Published: 08 July 2015
By Kev Pearce
Another day, another breach, another reason why passwords are no longer fit for purpose. This time it was infamous surveillance technology company Hacking Team that was, ironically enough, the subject of a successful attack. If the reports are true, the incident could be hugely damaging for the firm; revealing internal emails, documents, customer invoices and even product source code.
It’s yet another example why secure authentication cannot exist until users are separated from their passwords.
Details are still emerging about the incident, but here’s what we do know. A 400GB torrent file was posted online containing sensitive documents appearing to show the firm selling surveillance tech to repressive regimes, as well as agencies like the FBI and Australian Federal Police. Product source code was also exposed, as were sensitive internal emails. But the part of the story that may surprise many people is that security researcher Christian Pozzi supposedly had a Firefox password store exposed in the hack. The passwords are said to be of poor quality – easily guessable or crackable by cybercriminals.

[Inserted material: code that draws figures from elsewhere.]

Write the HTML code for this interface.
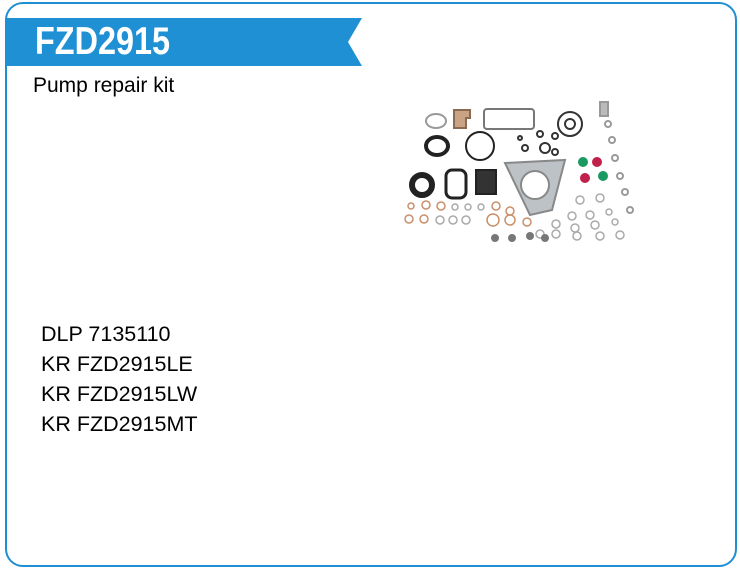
<!DOCTYPE html>
<html><head><style>
body{margin:0;width:740px;height:576px;background:#fff;font-family:"Liberation Sans",Arial,sans-serif;position:relative;overflow:hidden}
.frame{position:absolute;left:5px;top:2px;width:728px;height:561px;border:2px solid #1f8fd2;border-radius:18px}
.t{position:absolute;color:#000;font-size:21.5px;white-space:nowrap}
</style></head><body>
<div class="frame"></div>
<svg width="740" height="576" style="position:absolute;left:0;top:0">
<polygon points="6,18 362,18 348,42 362,66 6,66" fill="#1f90d3"/>
<text x="35" y="54" fill="#fff" font-family="Liberation Sans" font-weight="bold" font-size="39" textLength="135" lengthAdjust="spacingAndGlyphs">FZD2915</text>
<g fill="none" stroke-width="2">
<ellipse cx="436" cy="121" rx="10" ry="7" stroke="#999"/>
<path d="M454 110 h16 v8 h-4 v10 h-12z" fill="#c9a383" stroke="#8a6a50"/>
<rect x="484" y="109" width="50" height="20" rx="3" stroke="#777"/>
<circle cx="570" cy="124" r="12" stroke="#333"/>
<circle cx="570" cy="124" r="5" stroke="#333"/>
<ellipse cx="437" cy="146" rx="11" ry="9" stroke="#222" stroke-width="4"/>
<circle cx="480" cy="146" r="14" stroke="#222"/>
<ellipse cx="422" cy="185" rx="10" ry="10" stroke="#222" stroke-width="6"/>
<rect x="446" y="170" width="20" height="28" rx="6" stroke="#222" stroke-width="3"/>
<rect x="476" y="170" width="20" height="24" fill="#333" stroke="#222"/>
<polygon points="505,163 565,160 552,210 530,215" fill="#bcc2c6" stroke="#888"/>
<circle cx="535" cy="185" r="14" fill="#fff" stroke="#888"/>
<rect x="600" y="102" width="8" height="14" fill="#bbb" stroke="#999"/>
<g stroke="#999"><circle cx="608" cy="124" r="3"/><circle cx="612" cy="140" r="3"/><circle cx="615" cy="158" r="3"/><circle cx="620" cy="176" r="3"/><circle cx="625" cy="192" r="3"/><circle cx="630" cy="210" r="3"/></g>
<g fill="#1a9a60" stroke="#1a9a60"><circle cx="583" cy="162" r="4"/><circle cx="603" cy="176" r="4"/></g>
<g fill="#c0204a" stroke="#c0204a"><circle cx="597" cy="162" r="4"/><circle cx="585" cy="178" r="4"/></g>
<g stroke="#c9906a" stroke-width="1.5">
<circle cx="411" cy="206" r="3"/><circle cx="426" cy="205" r="4"/><circle cx="441" cy="206" r="4"/><circle cx="496" cy="206" r="4"/><circle cx="510" cy="211" r="4"/><circle cx="409" cy="219" r="4"/><circle cx="424" cy="219" r="4"/><circle cx="493" cy="220" r="6"/><circle cx="510" cy="220" r="5"/><circle cx="527" cy="222" r="4"/></g>
<g stroke="#aaa" stroke-width="1.5">
<circle cx="455" cy="207" r="3"/><circle cx="468" cy="207" r="3"/><circle cx="481" cy="207" r="3"/><circle cx="440" cy="220" r="4"/><circle cx="453" cy="220" r="4"/><circle cx="466" cy="220" r="4"/><circle cx="580" cy="200" r="4"/><circle cx="600" cy="198" r="4"/><circle cx="572" cy="216" r="4"/><circle cx="590" cy="215" r="4"/><circle cx="609" cy="212" r="3"/><circle cx="556" cy="224" r="4"/><circle cx="575" cy="228" r="4"/><circle cx="595" cy="225" r="4"/><circle cx="615" cy="222" r="3"/><circle cx="556" cy="234" r="4"/><circle cx="577" cy="236" r="4"/><circle cx="600" cy="236" r="4"/><circle cx="620" cy="235" r="4"/><circle cx="540" cy="234" r="4"/></g>
<g fill="#777" stroke="#777"><circle cx="495" cy="238" r="3"/><circle cx="512" cy="238" r="3"/><circle cx="530" cy="236" r="3"/><circle cx="545" cy="238" r="3"/></g>
<g stroke="#333"><circle cx="540" cy="134" r="3"/><circle cx="555" cy="136" r="3"/><circle cx="520" cy="138" r="2"/><circle cx="525" cy="148" r="3"/><circle cx="555" cy="152" r="3"/><circle cx="545" cy="148" r="5"/></g>
</g>
</svg>
<div class="t" style="left:33px;top:74px;font-size:21px">Pump repair kit</div>
<div class="t" style="left:41px;top:322px">DLP 7135110</div>
<div class="t" style="left:41px;top:352px">KR FZD2915LE</div>
<div class="t" style="left:41px;top:382px">KR FZD2915LW</div>
<div class="t" style="left:41px;top:412px">KR FZD2915MT</div>
</body></html>
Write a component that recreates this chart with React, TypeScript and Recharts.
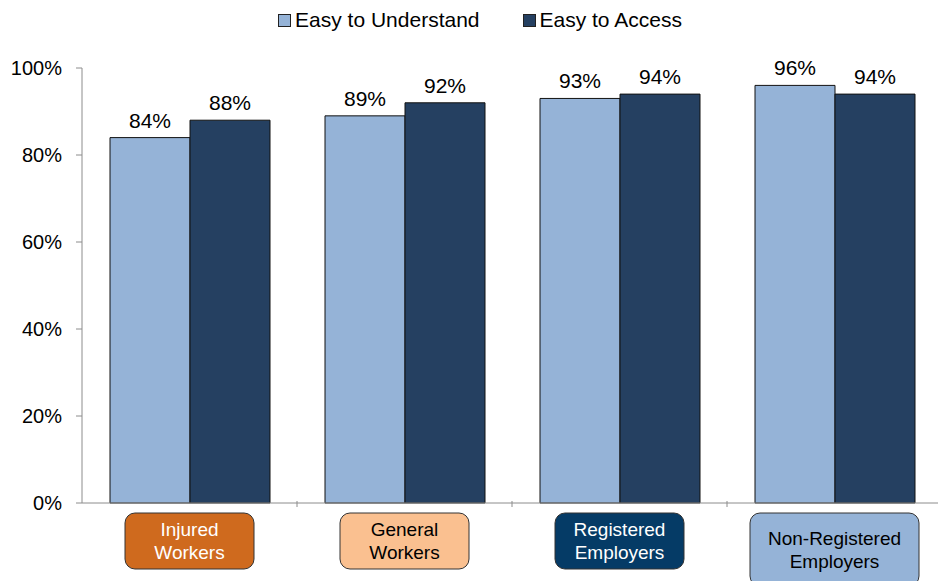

Client passwords are also said to have been leaked – and were as poor quality as Pozzi’s. And it’s likely the attackers obtained the firm’s Twitter credentials, as they used the official Hacking Team account to post details of the attack and change the Milan-based company’s name to ‘Hacked Team.’
So where does that leave us? Well, if the reports are accurate, it means that security staff aren’t necessarily practicing what they preach when it comes to authentication. It might not be that the attackers actually gained access to Hacking Team itself via these exposed credentials, but the use of such easy-to-guess passwords on a range of web and social accounts and internal systems including routers highlights the folly of many current access systems.
At Osirium we’ve been banging on for years about the need for a new approach to authentication. Privileged users in particular are at risk as hackers increasingly look for ways to break into corporate systems via accounts which will grant them access to the most sensitive data in the organisation. As we’ve seen again from this hack, your security and IT team is no exception when it comes to poor security practice.
A new way
That’s why Osirium invented its Privileged User Management platform. It’s technology which effectively separates the user from their password. We sit in the middle operating enterprise class password management – so there is no password for the user to remember and crucially none for the attacker to steal. Privileged Session Management complements the set-up by recording all privileged activity – boosting compliance efforts and acting as a deterrent against IT admin malpractice.
We also offer Task Automation and Delegation to speed up time-consuming tasks, and Privileged User Analytics for even greater account visibility, which will help minimise malicious behaviour.
Hacking Team faces weeks of bad publicity, possible lost business and has even been forced to advise customers to suspend use of its products. How many more incidents like this do we have to see before organisations take authentication seriously, and ditch out-of-date password systems?